Reflecting a 3 percent drop in revenue and failure to meet revenue targets, networking giant Cisco disclosed Tuesday that it had cut Chairman and CEO John Chambers’ total compensation by 22 percent for the past fiscal year.

The pay of other executives also was cut.

Cisco is in the process of making some 6,000 layoffs as it reorganizes to focus on emerging opportunities such as the “Internet of Things” and cloud computing.

In a filing with the Securities and Exchange Commission on Tuesday, Cisco (Nasdaq: CSCO) reported that Chambers’ earnings package was reduced to $16.5 million from $21 million in the previous fiscal year.

Chambers received $11.7 million for fiscal year 2012.

In the filing, Cisco noted that the company’s failure to meet revenue targets triggered the cut since compensation is based on performance. Cisco’s revenues declined 3 percent in fiscal 2014, the first decline in five years, according to Bloomberg news.

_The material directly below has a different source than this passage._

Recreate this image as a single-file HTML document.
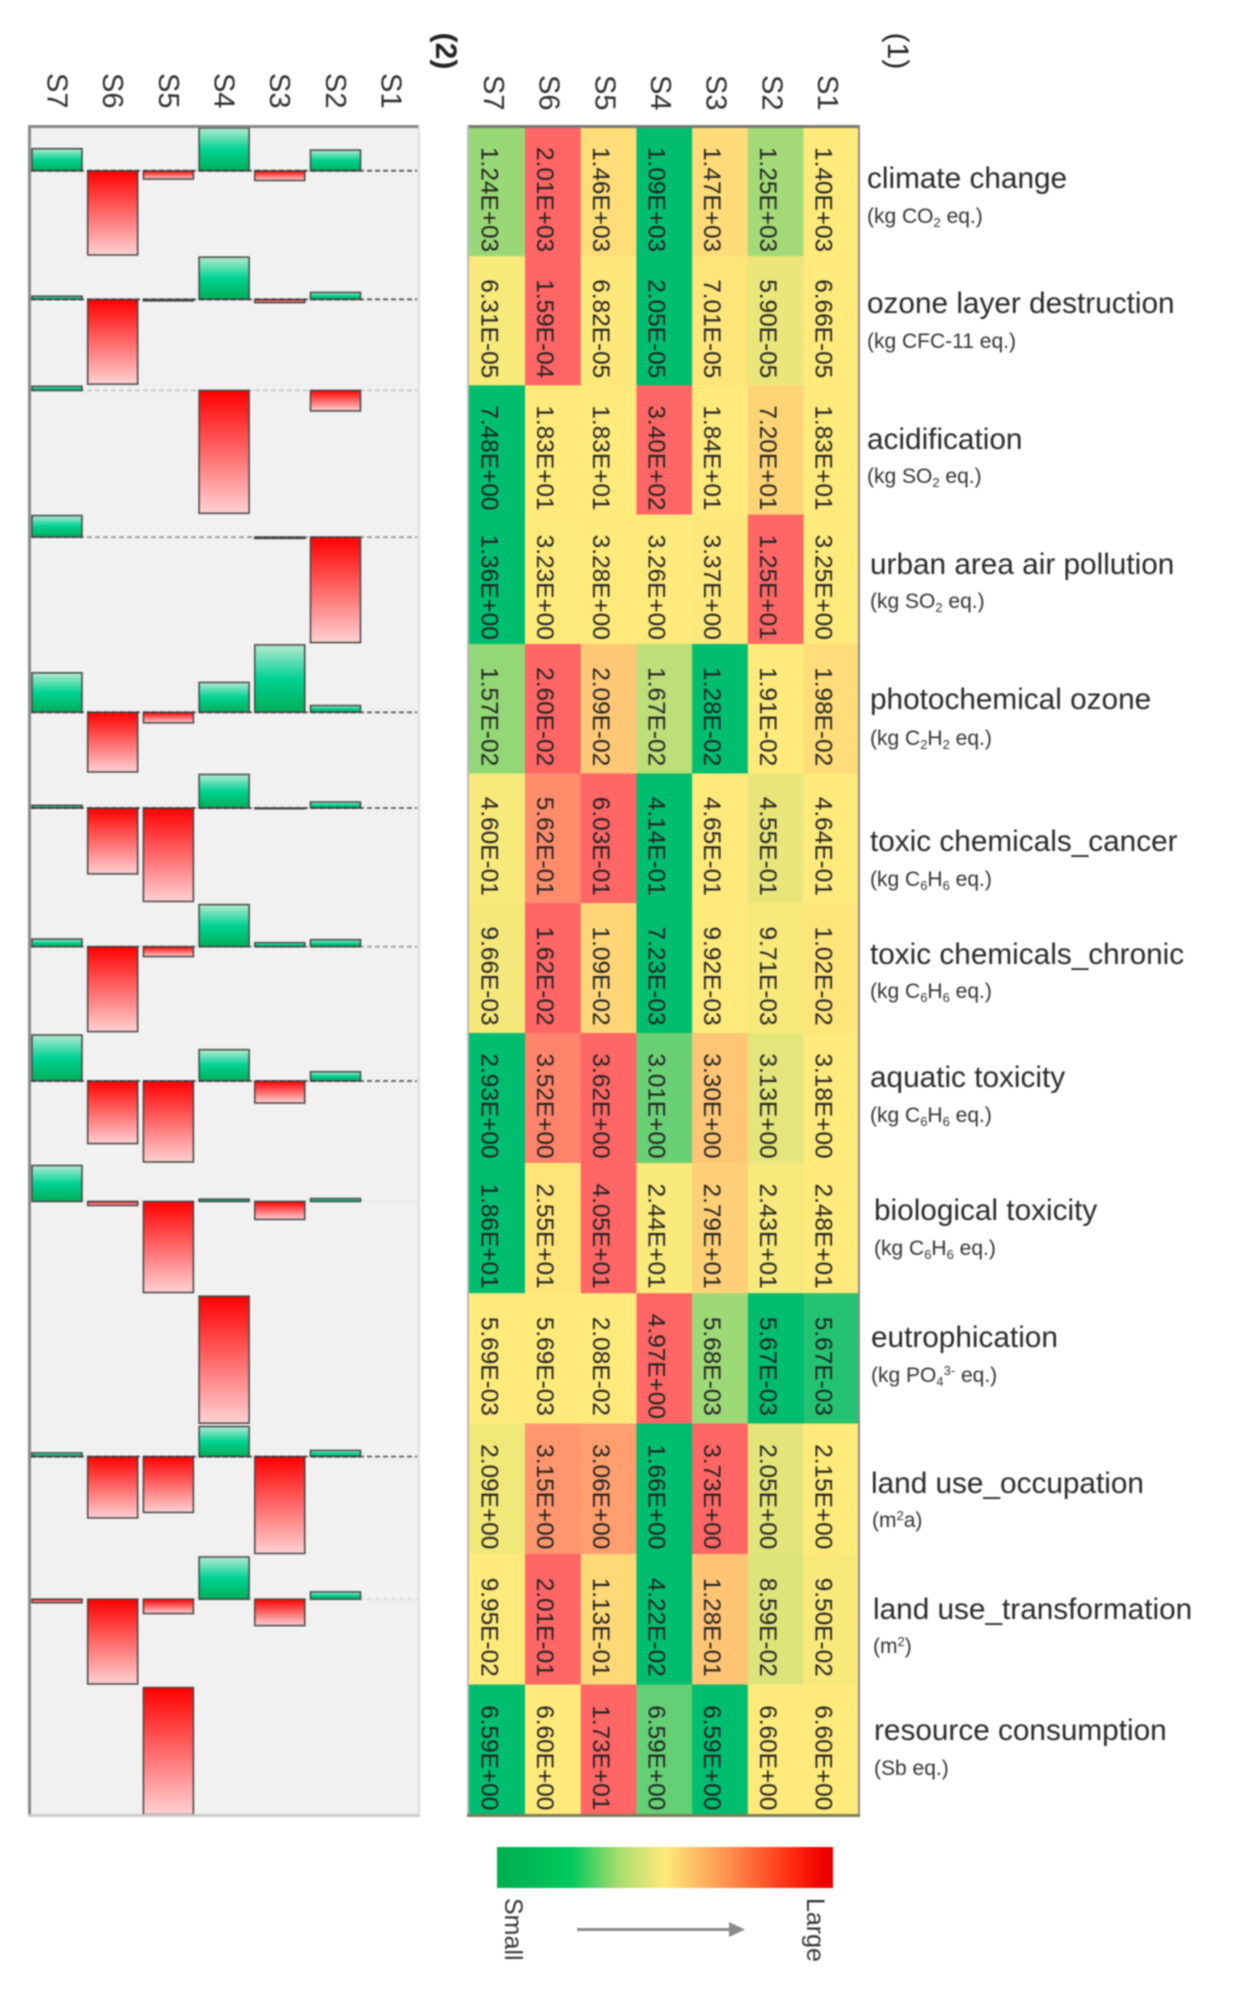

“Based on Cisco’s performance at 95% of target during fiscal 2014, the incentive cash awards paid for fiscal 2014 to the named executive officers were on average 40% less than fiscal 2013 and at approximately the 70th percentile of the Peer Group,” Cisco noted. Peer Group refers to executives at firms that compete with or are similar to Cisco.

Peer Group firms include:

  • Accenture
  • ADP
  • Apple
  • eBay
  • EMC
  • Google
  • Hewlett-Packard
  • IBM
  • Intel
  • Microsoft
  • Oracle
  • Qualcomm
  • Texas Instruments
  • Visa

“For fiscal 2014, approximately 70% of target annual total direct compensation for the named executive officers other than the CEO was performance-based, reflecting Cisco’s core compensation philosophy to pay for performance. Approximately 93% of target total direct compensation for the CEO was performance-based.”

Other Cuts

Gary Moore, Cisco’s president and chief operating officer, saw an even bigger drop in compensation: $11.2 million, down 35 percent.

Robert Lloyd, president of development and sales, received 33 percent less in compensation, or $10.9 million.

Chief Financial Officer Frank Calderoni’s pay package fell to $9.3 million from $11.1 million.

“Cisco’s executive officers are compensated in a manner consistent with Cisco’s strategy, competitive practice, sound corporate governance principles, and shareholder interests and concerns,” John Earnhardt, a spokesman for Cisco, told Bloomberg. “We believe our compensation program is strongly aligned with the long-term interests of our shareholders.”

The full filing can be read online.

Cisco employs some 4,700 people at its RTP campus, the company’s second largest outside of its headquarters in San Jose, Calif.